Nearing the year’s end, ASEWU assesses goals

By Lorna Hartman, Staff Writer

By Lorna Hartman, Staff Reporter and Deanna Hammack for The Easterner

ASEWU, led by then-President Kaleb Hoffer, worked during the summer of 2012 to develop five primary goals for this school year, according to the ASEWU website.

What advancements have been achieved, and what challenges have been met, in carrying out these goals for 2012-2013?

Rebecca Harrell, the former vice president of ASEWU who replaced Hoffer as president partway into the school year, said that ASEWU leaders used a team approach to set goals.

“The list of goals on the ASEWU site was developed by the ASEWU work group in spring 2012 at our ASEWU spring retreat for the incoming ASEWU team,” said Harrell. “We believed that all [five] of our goals were very important to student success.”

According to an Easterner article early this school year, Hoffer and Harrell outlined five broad areas in which ASEWU set goals for the year: exposure, facilities, students, the Riverpoint campus and student representation.

“We have faced roadblocks in attempting to accomplish our goals but have worked together to overcome these roadblocks,” Harrell said.

Ideas for exposure included a table on the campus mall on the first day of school, a free smartphone app to provide students with a calendar of EWU’s events, increased use of social media overall and an EWU student-to-student textbook market site.

Plans for facilities included continued support for the Learning Commons project and longer open hours at the library. ASEWU has followed through on these plans, according to Harrell.

ASEWU’s primary student-related goal for 2012-13 was to support a diverse student body in being more inclusive by having more open forums and being more accessible to students, according to Hoffer in the earlier Easterner article.
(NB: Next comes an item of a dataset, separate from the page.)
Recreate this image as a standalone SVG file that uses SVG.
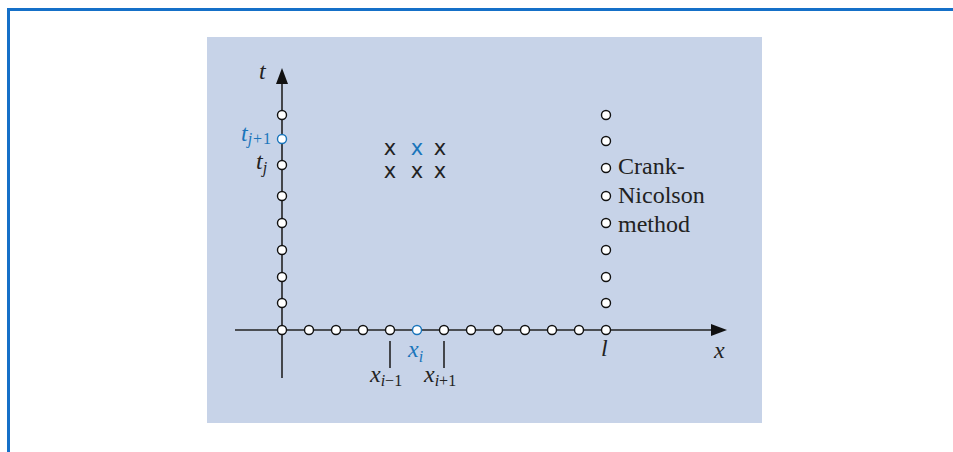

ASEWU’s goals for the Riverpoint campus were comprised of making a recreational facility available for Riverpoint students through contracting with a Spokane gym, providing child care and having more events at Riverpoint for EWU students.

“We have been able to work very hard to outreach to our Riverpoint students this year,” said Harrell. “This is largely due to the great relationship our graduate affairs position has made with ASWSU-Spokane. We have also been able to get students to become more engaged on our campus and we have seen this through increased numbers of voter turnout in our Primary Election as well as increased numbers of students coming to sign up for our ASEWU committees.”

In the student representation area, Harrell and ASEWU members continued to fight higher education budget cuts to EWU at the state level by traveling to Olympia to lobby on students’ behalf.

Former Gov. Chris Gregoire, as she prepared to leave office, had proposed freezing the higher education budget, neither cutting it nor increasing it, and making no provision for rising costs. The actual budget adopted by current Gov. Jay Inslee instead assumes maintenance funding, which means that rising costs are covered but that there is no increase in higher education funding.

Harrell said, “What I am most proud of is the number of engaged students we had come out to vote in the primary election. We had the largest recorded amount in ASEWU history and I couldn’t be more proud to represent a student body with so many engaged students. I can’t wait to see the numbers we will see for the general election on May 7.”

To next year’s incoming ASEWU officers, Harrell said, “Remember that 12,000 students are counting on you to make decisions that are best for them. Being elected into these ASEWU positions means that you are the voice of the students and all decisions you make should reflect what is best for them.”

She recommended ASEWU involvement to everyone. “I would love to see our campus continue to be engaged and getting involved in any way possible,” Harrell said.